« Êtes-vous chrétien, oui
ou non? »
Certaines questions vous assiègent
tout à coup, alors qu'on ne se les
posait plus. On s'en désintéressait. On
pensait les avoir congédiées. Peut-être
s'y dérobait-on, jour après jour, sans le
savoir. Conférences, rencontres, débats: ce sont les autres qui, dans ces lieux publics, m'ont interpellé, et sans détour. Au début, leur curiosité m'agaçait. Je n'étais pas loin de la
trouver inconvenante. Étais-je chrétien? Mais le savais-je moi-même ? C'est une qualité – ou une identité – dont, en tout cas, je ne songeais pas à me prévaloir. Je pressentais que la question devait un jour ou l'autre me rattraper mais, sans calcul délibéré, je campais dans le flou, l'ambigüité,
le non-dit. S'affirmer chrétien m'eût paru présomptueux pour ne pas dire grandiloquent, mais prétendre le contraire eût été de la lâcheté. Alors ? Alors, je remettais à plus tard, poussant devant moi ladite question, comme un bagage verrouillé, un peu encombrant. Et je n'allais pas à la messe.
Ou si peu...
Puis vient un moment où
le bagage doit être ouvert pour de bon. Ce n'est pas simple. Les aveux qui coûtent ne sont plus ceux d'autrefois, qui touchaient principalement à l'intimité du plaisir, aux dissidences amoureuses, aux «
fantasmes» inavoués. Sur tous ces sujets, nous avons vaincu le poids du silence, et adouci les souffrances
qui, parfois, allaient avec. On recommande à tous de parler haut et fort. Il y
a même surenchère. Êtes-vous homosexuel
ou échangiste ? Le confessant, qui viendra tout dire sous les sunlights à une heure de grande écoute, sera loué pour son audace, congratulé, montré en exemple. Tant mieux. En revanche, on embarrassera
nos contemporains en les sommant d'annoncer
sans détour, et publiquement, à quelle
vérité ils adhèrent dans le tréfonds d'eux mêmes. A quelle foi ils s'en
remettent ? Quelle croyance les fait vivre ?
Quel Dieu ils honorent ou quelle divinité ils
récusent ? Les réponses, cette fois, risquent de
se faire attendre. Sur ces secrets-là, chacun préfère
garder porte dose. L'intimité véritable
aurait-elle changé d'objet et de périmètre
?
Sans aucun doute.
Alors, suis-je chrétien ?
Rétrospectivement, je comprends mieux
l'engourdissement d'esprit, l'accablement instinctif,
la prudence lasse qui m'assaillaient dès que je
m'approchais, par la pensée, de cette question
centrale. Je réagissais comme tout un chacun.
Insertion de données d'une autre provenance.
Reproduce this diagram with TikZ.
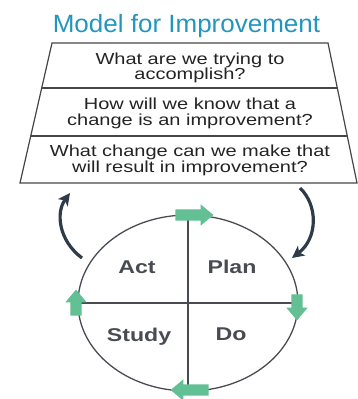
\documentclass[tikz,border=0pt]{standalone}
\usepackage{fontspec}
\setmainfont{Liberation Sans}
\newfontfamily\titlefont[FakeStretch=1.04]{Liberation Sans}
\newfontfamily\questionfont[FakeStretch=1.25]{Liberation Sans}
\newfontfamily\stagefont[FakeStretch=1.25]{Liberation Sans}
\usetikzlibrary{shapes.geometric, shapes.arrows, arrows.meta, calc}
\definecolor{titleblue}{RGB}{35,150,190}
\definecolor{pdcagreen}{RGB}{98,192,148}
\definecolor{loopslate}{RGB}{45,60,72}
\definecolor{framegray}{RGB}{70,70,70}
\definecolor{stagegray}{RGB}{72,76,82}
\definecolor{textdark}{RGB}{35,35,35}

\begin{document}
\begin{tikzpicture}[x=1pt, y=-1pt]
        % Define styles
        \tikzstyle{question} = [align=center, inner sep=0pt, text=textdark, font=\questionfont\fontsize{16}{15.5}\selectfont]
        \tikzstyle{stage} = [anchor=base, inner sep=0pt, text=stagegray, font=\stagefont\bfseries\fontsize{18.5}{20}\selectfont]
        \tikzstyle{funnel} = [draw=framegray, line width=1.2pt]
        \tikzstyle{quadrant} = [draw=stagegray, line width=1.5pt]
        \tikzstyle{cyclearrow} = [single arrow, fill=pdcagreen, draw=none, inner xsep=0pt, inner ysep=5.5pt, outer sep=0pt, single arrow head extend=5pt, single arrow tip angle=80]
        \tikzstyle{feedback} = [-{Stealth[length=12pt, width=12pt, inset=3pt]}, line width=3.2pt, loopslate]

        \useasboundingbox (0,0) rectangle (358,399);

        % Title
        \node[font=\titlefont\fontsize{25}{30}\selectfont, text=titleblue, anchor=base, inner sep=0pt] (title) at (186.5,32) {Model for Improvement};

        % Three questions - funnel layout
        \coordinate (tl) at (52,43);
        \coordinate (tr) at (328,43);
        \coordinate (bl) at (20,183);
        \coordinate (br) at (357,183);
        \draw[funnel] (tl) -- (tr) -- (br) -- (bl) -- cycle;
        \draw[funnel] ($(tl)!0.321!(bl)$) -- ($(tr)!0.321!(br)$);
        \draw[funnel] ($(tl)!0.664!(bl)$) -- ($(tr)!0.664!(br)$);

        \node[question] (aim) at (190,68) {What are we trying to\\accomplish?};
        \node[question] (measure) at (190,113.5) {How will we know that a\\change is an improvement?};
        \node[question] (change) at (190,160.5) {What change can we make that\\will result in improvement?};

        % PDSA wheel
        \node[draw=stagegray, line width=1.3pt, ellipse, minimum width=220pt, minimum height=176pt, inner sep=0pt] (wheel) at (188,303) {};
        \draw[quadrant] (wheel.north) -- (wheel.south);
        \draw[quadrant] (wheel.west) -- (wheel.east);

        \node[stage] (act) at (137,273) {Act};
        \node[stage] (plan) at (232,273) {Plan};
        \node[stage] (study) at (139,341) {Study};
        \node[stage] (do) at (231,340) {Do};

        % Green turning arrows
        \node[cyclearrow, minimum height=38pt] (toplan) at (191,215) {};
        \node[cyclearrow, minimum height=26pt, rotate=-90] (todo) at (297,304) {};
        \node[cyclearrow, minimum height=38pt, rotate=180] (tostudy) at (193,390) {};
        \node[cyclearrow, minimum height=26pt, rotate=90] (toact) at (76,306) {};

        % Feedback arrows
        \coordinate (actout) at (82,258);
        \coordinate (aimin) at (70,193);
        \draw[feedback] (actout) .. controls (58,240) and (56,212) .. (aimin);
        \coordinate (changeout) at (300,188);
        \coordinate (planin) at (292,258);
        \draw[feedback] (changeout) .. controls (318,205) and (318,238) .. (planin);

    \end{tikzpicture}
\end{document}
Y
répondre de manière frontale, s'expliquer
sans tricherie exige qu'on accepte de « lâcher prise
». Qu'est-ce à dire ? Lâcher prise signifie
qu'on renoncera autant que possible à l'éloquence,
au calcul, à la rhétorique pour sortir du silence ou
des palinodies. Lâcher prise veut dire qu'on
s'exprimera « tout droit ». Avec le seul souci de
mettre à plat un témoignage. Tout simplement. Dans sa maladresse et son indécision. Lâcher prise, c'est sortir du bois pour s'avancer en terrain découvert, et – sauf exception – sans le bouclier protecteur que constituent les citations, l'érudition, les grands auteurs et les notes en bas de page. Non, il
faudra écrire cette fois en coupant au plus court.
Cela veut dire qu'on
renoncera à «faire le malin ». On essaiera de
rester au plus près de ce qu'on a effectivement
vécu, quitte à sembler ou trop compliqué ou – le
plus souvent – trop sommaire. Au risque de
faire sourire les spécialistes ou hausser les épaules à ces théoriciens de métier ou à ces théologiens valeureusement
attachés à la «patience du concept» mais dont le travail est peu lisible. Serai-je capable de m'en tenir à ce projet ? En tout cas cette imprudence me tente. Je voudrais écrire avec le plus de
clarté possible. Sans faire l'économie
d'une réflexion quand cela s'impose, mais
sans jamais m'égarer dans l'« esprit de
sérieux ».
Jean-Claude Guillebaud
Começo hoje a relembrar ou apreender a linguagem francesa, com a leitura de "Comment je suis redevenu chrétien", de Jean-Claude Guillebaud. E, por acaso, a lembrar-me do velho cristão e, sobretudo, se deus ainda e como existe e nos liga.